I think that $f$ is irreducible in $K[X]$ but not seperable. This means, that there are less than $p^2$ distinct roots of $f$ in $\overline{\mathbb{F}_p(T)}$. My question now is:
$\textbf{How can I decide exactly how many distinct roots $f$ has in $\overline{\mathbb{F}_p(T)}$?}$
I tried substituting $Y=X^p$ but this gives me two roots $X_{1,2}=0$ which cannot be true...
On
$f$ is irreducible by Eisenstein's criterion. If $X_0$ is a root, then $T=\frac{X_0^{p^2}}{X_0^p+1}=(\frac{x_0^{p}}{X_0+1})^p$, that is the splitting field of $f$ contains a $p$-th root of $T$. And in any extension field with $\sqrt[p]{T}$, we have the factorization $f(X)=(X^p-\sqrt[p]{T}X-\sqrt[p]{T})^p = g(X)^p$. Note that the polynomial $g(X)$ satisfies $g'(X)=-\sqrt[p]{X}\not=0$ with no zero hence no common zero with $g$, thus $g$ and hence $f$ has $p$ distinct roots.
Note that $F(T)\simeq F(\sqrt[p]{T})$ where $F:=\mathbb F_p$, and we shall use $S=\sqrt[p] T$ as an independent variable.
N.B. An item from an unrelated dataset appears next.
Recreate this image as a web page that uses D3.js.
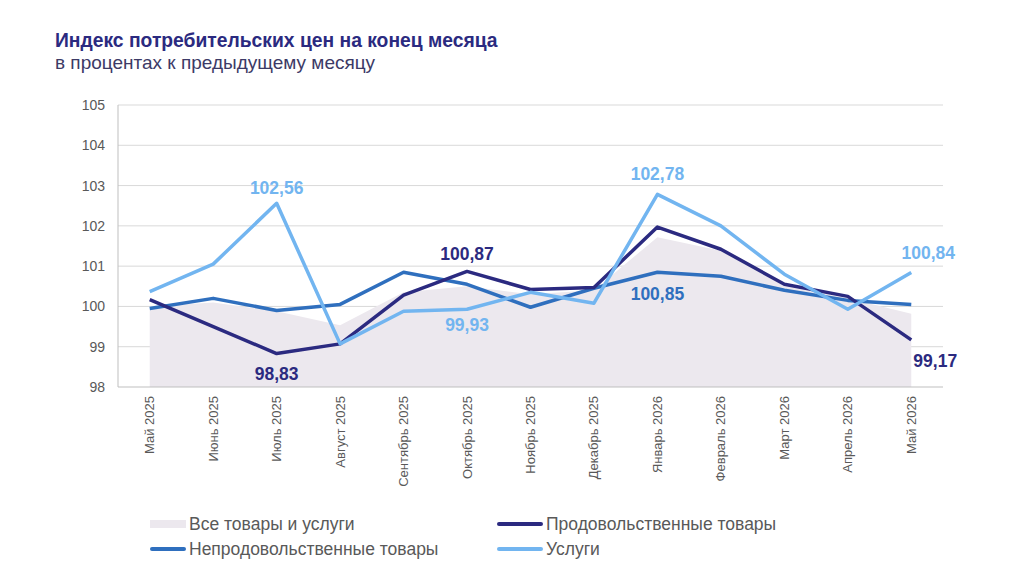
<!DOCTYPE html>
<html>
<head>
<meta charset="utf-8">
<script src="https://cdn.jsdelivr.net/npm/d3@7"></script>
<style>
  body { margin: 0; background: #fff; }
  svg { font-family: "Liberation Sans", Arial, sans-serif; }
</style>
</head>
<body>
<svg id="chart" width="1024" height="579"></svg>
<script>
  var months = ["Май 2025", "Июнь 2025", "Июль 2025", "Август 2025", "Сентябрь 2025", "Октябрь 2025",
    "Ноябрь 2025", "Декабрь 2025", "Январь 2026", "Февраль 2026", "Март 2026", "Апрель 2026", "Май 2026"];
  var allGoods = [100.0, 100.1, 99.88, 99.53, 100.35, 100.5, 100.3, 100.4, 101.72, 101.38, 100.5, 100.2, 99.82];
  var food = [100.17, 99.5, 98.83, 99.07, 100.28, 100.87, 100.42, 100.47, 101.97, 101.42, 100.55, 100.25, 99.17];
  var nonFood = [99.95, 100.2, 99.9, 100.05, 100.85, 100.55, 99.98, 100.45, 100.85, 100.75, 100.4, 100.15, 100.05];
  var services = [100.37, 101.05, 102.56, 99.07, 99.88, 99.93, 100.35, 100.08, 102.78, 102.0, 100.8, 99.93, 100.84];
  var yTicks = [98, 99, 100, 101, 102, 103, 104, 105];

  // подписи значений: индекс месяца, ряд, смещение базовой линии от точки
  var labels = [
    { i: 2, s: "services", dy: -9 },
    { i: 2, s: "food", dy: 26 },
    { i: 5, s: "food", dy: -11 },
    { i: 5, s: "services", dy: 22 },
    { i: 8, s: "services", dy: -14 },
    { i: 8, s: "nonFood", dy: 28 },
    { i: 12, s: "services", dy: -14, dx: 17 },
    { i: 12, s: "food", dy: 27, dx: 24 }
  ];

  var colors = {
    all: "#ece8ee",
    food: "#2b2a80",
    nonFood: "#2f6fbe",
    services: "#72b5f0"
  };
  var seriesData = { food: food, nonFood: nonFood, services: services };

  var svg = d3.select("#chart");
  var margin = { left: 118, right: 943, top: 105, bottom: 387 };

  var x = d3.scaleBand().domain(months).range([margin.left, margin.right]);
  var y = d3.scaleLinear().domain([98, 105]).range([margin.bottom, margin.top]);
  function cx(i) { return x(months[i]) + x.bandwidth() / 2; }

  // заголовок
  svg.append("text").attr("x", 55).attr("y", 47)
    .style("font-size", "19.3px").style("font-weight", "bold").style("fill", "#2b2a80")
    .text("Индекс потребительских цен на конец месяца");
  svg.append("text").attr("x", 55).attr("y", 69)
    .style("font-size", "19px").style("fill", "#3c3a66")
    .text("в процентах к предыдущему месяцу");

  // сетка
  svg.append("g").selectAll("line").data(yTicks.slice(1)).join("line")
    .attr("x1", margin.left).attr("x2", margin.right)
    .attr("y1", function (d) { return y(d); }).attr("y2", function (d) { return y(d); })
    .style("stroke", "#d9d9d9").style("stroke-width", 1);

  // область "все товары"
  var area = d3.area()
    .x(function (d, i) { return cx(i); })
    .y0(y(98)).y1(function (d) { return y(d); });
  svg.append("path").datum(allGoods).attr("d", area).style("fill", colors.all);

  // оси
  svg.append("line").attr("x1", margin.left).attr("x2", margin.left)
    .attr("y1", margin.top).attr("y2", margin.bottom).style("stroke", "#bfbfbf");
  svg.append("line").attr("x1", margin.left).attr("x2", margin.right)
    .attr("y1", margin.bottom).attr("y2", margin.bottom).style("stroke", "#bfbfbf");

  svg.append("g").selectAll("text").data(yTicks).join("text")
    .attr("x", 105).attr("y", function (d) { return y(d) + 5; })
    .attr("text-anchor", "end")
    .style("font-size", "14px").style("fill", "#595959")
    .text(function (d) { return d; });

  svg.append("g").selectAll("text").data(months).join("text")
    .attr("transform", function (d, i) { return "translate(" + (cx(i) + 4.5) + ",396) rotate(-90)"; })
    .attr("text-anchor", "end")
    .style("font-size", "13px").style("fill", "#595959")
    .text(function (d) { return d; });

  // линии
  var line = d3.line()
    .x(function (d, i) { return cx(i); })
    .y(function (d) { return y(d); });
  ["nonFood", "food", "services"].forEach(function (key) {
    svg.append("path").datum(seriesData[key]).attr("d", line)
      .style("fill", "none").style("stroke", colors[key])
      .style("stroke-width", 3.5).style("stroke-linejoin", "round");
  });

  // подписи значений
  svg.append("g").selectAll("text").data(labels).join("text")
    .attr("x", function (d) { return cx(d.i) + (d.dx || 0); })
    .attr("y", function (d) { return y(seriesData[d.s][d.i]) + d.dy; })
    .attr("text-anchor", "middle")
    .style("font-size", "17.5px").style("font-weight", "bold")
    .style("fill", function (d) { return colors[d.s]; })
    .text(function (d) { return seriesData[d.s][d.i].toFixed(2).replace(".", ","); });

  // легенда
  var legend = [
    { name: "Все товары и услуги", key: "all", x: 150, w: 36, y: 524 },
    { name: "Продовольственные товары", key: "food", x: 497, w: 46, y: 524 },
    { name: "Непродовольственные товары", key: "nonFood", x: 150, w: 36, y: 549 },
    { name: "Услуги", key: "services", x: 497, w: 46, y: 549 }
  ];
  var lg = svg.append("g").selectAll("g").data(legend).join("g");
  lg.each(function (d) {
    var g = d3.select(this);
    if (d.key === "all") {
      g.append("rect").attr("x", d.x).attr("y", d.y - 4).attr("width", d.w).attr("height", 8)
        .style("fill", colors.all);
    } else {
      g.append("line").attr("x1", d.x + 2).attr("x2", d.x + d.w - 2)
        .attr("y1", d.y).attr("y2", d.y)
        .style("stroke", colors[d.key]).style("stroke-width", 4).style("stroke-linecap", "round");
    }
    g.append("text").attr("x", d.x + d.w + 3).attr("y", d.y + 6)
      .style("font-size", "17.5px").style("fill", "#595959")
      .text(d.name);
  });
</script>
</body>
</html>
Let $X_1, X_2$ be two distnct roots of $g(X)$, then we have $(X_1-X_2)^p=S(X_1-X_2)$, hence $(X_1-X_2)^{p-1}=S$. That is the splitting field of $g(X)$ contains a $(p-1)$-th root of $S$, but $[F(S)(X_1):F(S)]=p$ has no nontrivial intermediate field. Therefore the splitting field of $g(X)$ over $F(X)$ is not just $F(S)$ joining one root.
Let $\alpha$ be one $(p-1)$-th root of $S$, then $a\alpha$ for $a\in\mathbb F_p\setminus\{0\}$ are all the $(p-1)$-th root. And it's easy to check that $X_1+a\alpha$ forms all the roots of $g(X)$. As $\gcd(p, p-1)=1$, we must have the splitting field of $g(X)$ has degree $p(p-1)$ over $F(S)$, hence $p^2(p-1)$ over $F(T)$.
Knowing that the splitting field contains $(\sqrt[p-1] S)^p = \sqrt[p-1]{T}$, it's not hard to show that $F(\sqrt[p-1] T)$ is the separable closure of $F(T)$.
On
We can write in $\mathbb{F}_p(T^{\frac{1}{p}}) \supset \mathbb{F}_p(T)$
$$f(X) = (X^p - T^{\frac{1}{p}} X - T^{\frac{1}{p}})^p$$
The polynomial $g(X) \colon =X^p - T^{\frac{1}{p}} X - T^{\frac{1}{p}}$ has simple roots, since its derivative is a constant $\ne 0$ : $g'(x) = - T^{\frac{1}{p}}$. We conclude that $g(X)$ has $p$ simple roots, and $f(X)$ has $p$ distinct roots, each with multiplicity $p$.
As mentioned in comments, for $Y := X^p$ we have
$$f= Y^p-TY-T.$$
This is a separable polynomial (in $Y$, over $\mathbb F_p(T)$), let its (distinct!) roots be $y_1, ..., y_p \in \overline{\mathbb F_p(T)}$.
For each $y_i \in \overline{\mathbb F_p(T)}$ there is a unique $\eta_i \in \overline{\mathbb F_p(T)}$ such that $\eta_i^p =y_i$. Consequently, in $\overline{\mathbb F_p(T)}$, we have the factorization
$$f(X) = \prod_{i=1}^p (X^p-\eta_i^p) = \prod_{i=1}^p (X-\eta_i)^p . $$
In other words, the roots of $f$ are the $\eta_i$, each of them with multiplicity $p$, giving a total numebr of roots (with multiplicities) of $p^2$.
Note that in a way, here I am making a tower of fields $\mathbb F_p(T) =: K \subset K(y_1, \dots, y_p) \subset K(\eta_1, \dots, \eta_p)$ where the bottom extension is separable and the top is purely inseparable. The other answer first puts the purely inseparable $E:=K(\sqrt[p]{T})$ on top of $K$, and then constructs a separable extension of $E$ with its polynomial $g \in E[X]$.